Recorded information:
────────

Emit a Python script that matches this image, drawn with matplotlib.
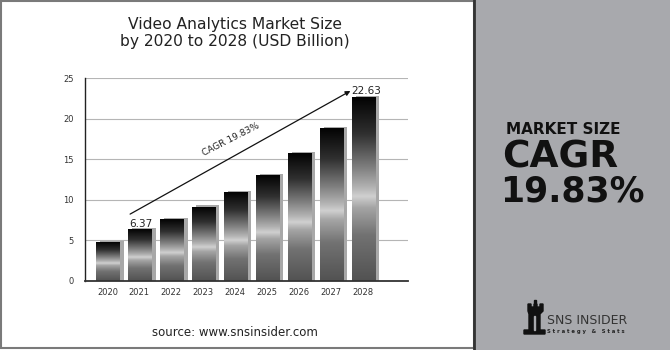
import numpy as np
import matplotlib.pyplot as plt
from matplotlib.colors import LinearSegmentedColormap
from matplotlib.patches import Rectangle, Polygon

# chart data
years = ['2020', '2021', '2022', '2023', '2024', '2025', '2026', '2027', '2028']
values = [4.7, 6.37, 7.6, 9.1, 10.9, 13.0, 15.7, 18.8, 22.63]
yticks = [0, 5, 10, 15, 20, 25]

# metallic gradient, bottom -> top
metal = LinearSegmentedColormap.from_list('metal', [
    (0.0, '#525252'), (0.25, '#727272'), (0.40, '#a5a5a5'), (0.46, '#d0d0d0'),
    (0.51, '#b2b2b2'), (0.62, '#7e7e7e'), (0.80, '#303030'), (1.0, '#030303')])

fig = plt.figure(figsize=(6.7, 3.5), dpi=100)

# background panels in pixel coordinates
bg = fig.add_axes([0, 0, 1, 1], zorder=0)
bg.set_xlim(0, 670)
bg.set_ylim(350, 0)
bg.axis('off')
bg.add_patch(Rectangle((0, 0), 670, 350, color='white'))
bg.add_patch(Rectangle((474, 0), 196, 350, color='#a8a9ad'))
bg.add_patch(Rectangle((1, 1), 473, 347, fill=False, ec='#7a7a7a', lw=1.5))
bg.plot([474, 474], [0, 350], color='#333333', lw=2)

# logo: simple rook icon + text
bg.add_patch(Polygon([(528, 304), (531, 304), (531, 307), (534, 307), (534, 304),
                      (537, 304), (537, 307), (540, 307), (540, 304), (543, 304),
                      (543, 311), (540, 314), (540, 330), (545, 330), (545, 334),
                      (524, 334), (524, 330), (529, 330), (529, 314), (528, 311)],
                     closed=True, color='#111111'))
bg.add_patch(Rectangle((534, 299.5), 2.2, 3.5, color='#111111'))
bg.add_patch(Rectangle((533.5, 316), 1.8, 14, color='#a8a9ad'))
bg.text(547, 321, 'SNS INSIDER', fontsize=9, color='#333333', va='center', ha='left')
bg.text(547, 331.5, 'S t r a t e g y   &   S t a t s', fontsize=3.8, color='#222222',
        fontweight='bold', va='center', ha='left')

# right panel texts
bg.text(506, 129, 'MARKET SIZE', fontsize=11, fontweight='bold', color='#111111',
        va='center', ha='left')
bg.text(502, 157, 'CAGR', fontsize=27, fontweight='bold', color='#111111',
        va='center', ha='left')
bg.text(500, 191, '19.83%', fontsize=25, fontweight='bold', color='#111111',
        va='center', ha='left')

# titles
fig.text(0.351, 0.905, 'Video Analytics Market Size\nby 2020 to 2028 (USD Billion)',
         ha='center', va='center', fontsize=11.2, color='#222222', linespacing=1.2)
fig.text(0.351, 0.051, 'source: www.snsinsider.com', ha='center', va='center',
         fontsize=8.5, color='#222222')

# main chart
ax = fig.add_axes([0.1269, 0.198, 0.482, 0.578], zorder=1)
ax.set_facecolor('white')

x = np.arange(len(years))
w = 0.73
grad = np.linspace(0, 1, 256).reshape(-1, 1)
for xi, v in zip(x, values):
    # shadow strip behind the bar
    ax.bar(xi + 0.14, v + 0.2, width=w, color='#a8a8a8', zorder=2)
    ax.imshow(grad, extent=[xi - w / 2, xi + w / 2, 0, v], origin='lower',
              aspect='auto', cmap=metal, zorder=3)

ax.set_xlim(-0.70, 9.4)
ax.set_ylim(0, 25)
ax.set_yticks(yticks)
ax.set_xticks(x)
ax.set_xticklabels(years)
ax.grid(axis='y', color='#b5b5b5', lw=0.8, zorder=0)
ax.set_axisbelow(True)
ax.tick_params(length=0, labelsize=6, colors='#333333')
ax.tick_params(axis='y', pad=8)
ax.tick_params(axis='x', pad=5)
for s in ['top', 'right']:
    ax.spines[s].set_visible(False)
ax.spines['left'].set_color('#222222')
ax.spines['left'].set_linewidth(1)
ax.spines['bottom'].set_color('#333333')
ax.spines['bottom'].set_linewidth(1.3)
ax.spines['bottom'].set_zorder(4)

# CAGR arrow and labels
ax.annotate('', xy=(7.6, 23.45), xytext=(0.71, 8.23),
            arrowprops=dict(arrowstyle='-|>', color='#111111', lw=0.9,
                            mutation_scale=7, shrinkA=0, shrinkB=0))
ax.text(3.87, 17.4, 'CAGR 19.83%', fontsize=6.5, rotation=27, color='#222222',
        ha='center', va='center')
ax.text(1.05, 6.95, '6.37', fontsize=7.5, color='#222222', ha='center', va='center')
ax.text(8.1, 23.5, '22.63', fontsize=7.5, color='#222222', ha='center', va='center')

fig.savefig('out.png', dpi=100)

────────

Task description: Where a line above includes "matplotlib", copy that line.

Result of the exercise:
Emit a Python script that matches this image, drawn with matplotlib.
import matplotlib.pyplot as plt
from matplotlib.colors import LinearSegmentedColormap
from matplotlib.patches import Rectangle, Polygon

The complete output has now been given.